Tuesday, January 29, 2008

What's next for Apple?

So for the first time in recent memory, Steve Jobs's RDF failed to take hold at MacWorld. While the MacBook Air looks like a beautiful notebook, it is also a niche product. The compromises that Apple was forced to take to get the product down to its desired thinness insured that the vast majority of people will love to look, but decline to purchase. So the question is, what's next for Apple? The stock price is down 35% from its recent high and questions are now being raised about the sell-through of the iPhone.

Luckily, the future isn't lost, and absent a prolonged recession, I think Apple's near-term pipeline is going to serve it well in the 2nd half of the year. The first two products are relative no-brainers, and the only question is timing. The 3G iPhone has already been confirmed for '08, and a summer launch would do wonders for European/Asian adoption. I also think that the MacBook Air has given us a clear view of the coming MacBook and MacBook Pro revamps. We will see an emphasis on new thin style but without the feature compromises made in the Air. The most interesting new feature will be the larger multitouch trackpad. If Apple can create a compelling new user experience, as they have done with the iPhone, they could accelerate their current marketshare gains.

More interesting than both of the above products is going to be the evolution of the iPod Touch. When announced, it looked like just a derivative of the existing iPhone. However, during the last conference call, Apple gave some broad hints that they see the iPod Touch differently. Calling it a "the first mainstream WiFi mobile platform", Apple is giving clear indications that they see this as a stand-alone product. Future revisions will no longer concentrate on figuring out new ways to present music/videos, but rather on taking advantage of the computing power and internet access that is now possible in a mobile package.

Could this be the long-awaited Apple tablet?

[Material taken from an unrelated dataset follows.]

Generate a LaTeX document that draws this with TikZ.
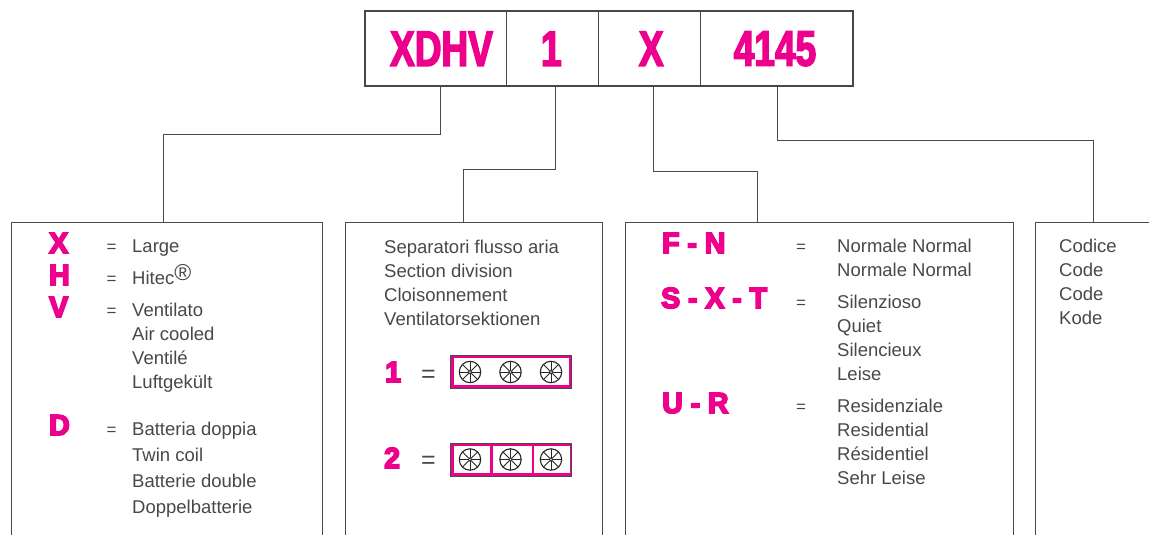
\documentclass[tikz,border=0pt]{standalone}
\usepackage{fontspec}
\usepackage{xcolor}
\setmainfont{Liberation Sans}
\newfontfamily\headfont[FakeStretch=0.74,FakeBold=3]{Liberation Sans Bold}
\newfontfamily\codefont[FakeStretch=0.98,FakeBold=6]{Liberation Sans Bold}
\definecolor{codepink}{HTML}{EC008C}
\definecolor{inkgray}{HTML}{484848}
\definecolor{wiregray}{HTML}{4A4A4A}
\tikzset{
  cell/.style={draw=wiregray,line width=1pt,minimum height=73.5pt,inner sep=0pt,anchor=west,text=codepink,font=\fontsize{50}{50}\selectfont\headfont},
  legendbox/.style={draw=wiregray,line width=1pt,minimum height=400pt,inner sep=0pt,anchor=north west},
  wire/.style={draw=wiregray,line width=1pt},
  lbl/.style={inner sep=0pt,anchor=base west,text=inkgray,font=\fontsize{18.5}{22}\selectfont},
  eqsign/.style={inner sep=0pt,anchor=base west,text=inkgray,font=\fontsize{17}{20}\selectfont},
  bigeq/.style={inner sep=0pt,anchor=base west,text=inkgray,font=\fontsize{25}{25}\selectfont},
  code/.style={inner sep=0pt,anchor=base west,text=codepink,font=\fontsize{29}{29}\selectfont\codefont},
  fanframe/.style={draw=codepink,line width=2.6pt,minimum height=30pt,inner sep=0pt,anchor=west},
  fan/.pic={
    \draw[line width=1.1pt,black!85] (0,0) circle (10.7);
    \draw[line width=0.8pt,black!85] (0,0) circle (1.8);
    \foreach \a in {0,45,...,315} \draw[line width=0.8pt,black!85] (\a:1.8) -- (\a:10.7);
  }
}
\begin{document}
\begin{tikzpicture}[x=1pt,y=1pt]
\useasboundingbox (0,0) rectangle (1149,-535);
\begin{scope}
\clip (0,0) rectangle (1149,-535);
\node[cell,minimum width=141pt,text depth=0pt] (xdhv) at (365,-48.75) {\hspace*{11pt}XDHV};
\node[cell,minimum width=91.5pt] (one) at (506,-48.75) {\hspace*{-2pt}1};
\node[cell,minimum width=102.5pt] (ex) at (597.5,-48.75) {\hspace*{4pt}X};
\node[cell,minimum width=152pt] (code) at (700,-48.75) {\hspace*{-3pt}4145};
\draw[draw=inkgray,line width=2pt] (xdhv.north west) rectangle (code.south east);
\node[legendbox,minimum width=310.5pt] (boxa) at (11,-222) {};
\node[legendbox,minimum width=256.5pt] (boxb) at (345,-222) {};
\node[legendbox,minimum width=387.5pt] (boxc) at (625,-222) {};
\node[legendbox,minimum width=200pt] (boxd) at (1035,-222) {};
\coordinate (dropa) at (440,-86);
\coordinate (turna) at (163,-134);
\coordinate (dropb) at (555,-86);
\coordinate (turnb) at (463,-169);
\coordinate (dropc) at (653,-86);
\coordinate (turnc) at (757,-171);
\coordinate (dropd) at (777,-86);
\coordinate (turnd) at (1093,-140);
\draw[wire] (dropa) |- (turna) -- (turna |- boxa.north);
\draw[wire] (dropb) |- (turnb) -- (turnb |- boxb.north);
\draw[wire] (dropc) |- (turnc) -- (turnc |- boxc.north);
\draw[wire] (dropd) |- (turnd) -- (turnd |- boxd.north);
\node[code] (cx) at (49,-253) {X};
\node[eqsign] (ex1) at (106.5,-252) {=};
\node[lbl] (t1) at (132,-252) {Large};
\node[code] (ch) at (49,-285) {H};
\node[eqsign] (ex2) at (106.5,-284) {=};
\node[lbl] (t2) at (132,-284) {Hitec\raisebox{4pt}{\fontsize{23}{23}\selectfont ®}};
\node[code] (cv) at (49,-317) {V};
\node[eqsign] (ex3) at (106.5,-316) {=};
\node[lbl] (t3) at (132,-316) {Ventilato};
\node[lbl] (t4) at (132,-340) {Air cooled};
\node[lbl] (t5) at (132,-364) {Ventilé};
\node[lbl] (t6) at (132,-388) {Luftgekült};
\node[code] (cd) at (49,-435) {D};
\node[eqsign] (ex4) at (106.5,-435) {=};
\node[lbl] (t7) at (132,-435) {Batteria doppia};
\node[lbl] (t8) at (132,-461) {Twin coil};
\node[lbl] (t9) at (132,-487) {Batterie double};
\node[lbl] (t10) at (132,-513) {Doppelbatterie};
\node[lbl] (s1) at (384,-253) {Separatori flusso aria};
\node[lbl] (s2) at (384,-277) {Section division};
\node[lbl] (s3) at (384,-301) {Cloisonnement};
\node[lbl] (s4) at (384,-325) {Ventilatorsektionen};
\node[code] (cone) at (385,-382) {1};
\node[bigeq] (eone) at (421,-382) {=};
\node[fanframe,minimum width=118pt] (fana) at (451.3,-371.5) {};
\draw[draw=wiregray,line width=0.7pt] (450,-355) rectangle (571,-388);
\pic at (470,-372) {fan};
\pic at (510.5,-372) {fan};
\pic at (551,-372) {fan};
\node[code] (ctwo) at (384,-468) {2};
\node[bigeq] (etwo) at (421,-468) {=};
\node[fanframe,minimum width=38.7pt] (fanb) at (451.3,-459.5) {};
\node[fanframe,minimum width=41.5pt] (fanc) at (490,-459.5) {};
\node[fanframe,minimum width=38.2pt] (fand) at (531.5,-459.5) {};
\draw[draw=wiregray,line width=0.7pt] (450,-443) rectangle (571,-476);
\pic at (470,-459.5) {fan};
\pic at (510.5,-459.5) {fan};
\pic at (551,-459.5) {fan};
\node[code] (cf) at (662,-253) {F - N};
\node[eqsign] (n1) at (796,-252) {=};
\node[lbl] (r1) at (837,-252) {Normale Normal};
\node[lbl] (r2) at (837,-276) {Normale Normal};
\node[code] (cs) at (661,-308) {S - X - T};
\node[eqsign] (n2) at (796,-308) {=};
\node[lbl] (r3) at (837,-308) {Silenzioso};
\node[lbl] (r4) at (837,-332) {Quiet};
\node[lbl] (r5) at (837,-356) {Silencieux};
\node[lbl] (r6) at (837,-380) {Leise};
\node[code] (cu) at (662,-413) {U - R};
\node[eqsign] (n3) at (796,-412) {=};
\node[lbl] (r7) at (837,-412) {Residenziale};
\node[lbl] (r8) at (837,-436) {Residential};
\node[lbl] (r9) at (837,-460) {Résidentiel};
\node[lbl] (r10) at (837,-484) {Sehr Leise};
\node[lbl] (k1) at (1059,-252) {Codice};
\node[lbl] (k2) at (1059,-276) {Code};
\node[lbl] (k3) at (1059,-300) {Code};
\node[lbl] (k4) at (1059,-324) {Kode};
\end{scope}
\end{tikzpicture}
\end{document}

Not quite, I anticipate more of a MID that will take full advantage of the flexibility offered by the touchscreen OS in the Touch/iPhone. This is Apple's key advantage over all of its competitors. While iPhone imitators galore are coming to market, I have yet to see or hear of one that comes anywhere near the ease of use or smooth feel of Apple's OS. This is going to serve them well as they expand the Touch into a powerful new mobile computing platform. While there have been some rumors along these lines, I don't think that the Street has discounted even a portion of this new revenue stream. I expect an Apple announcement sometime in the summer/early fall timeframe.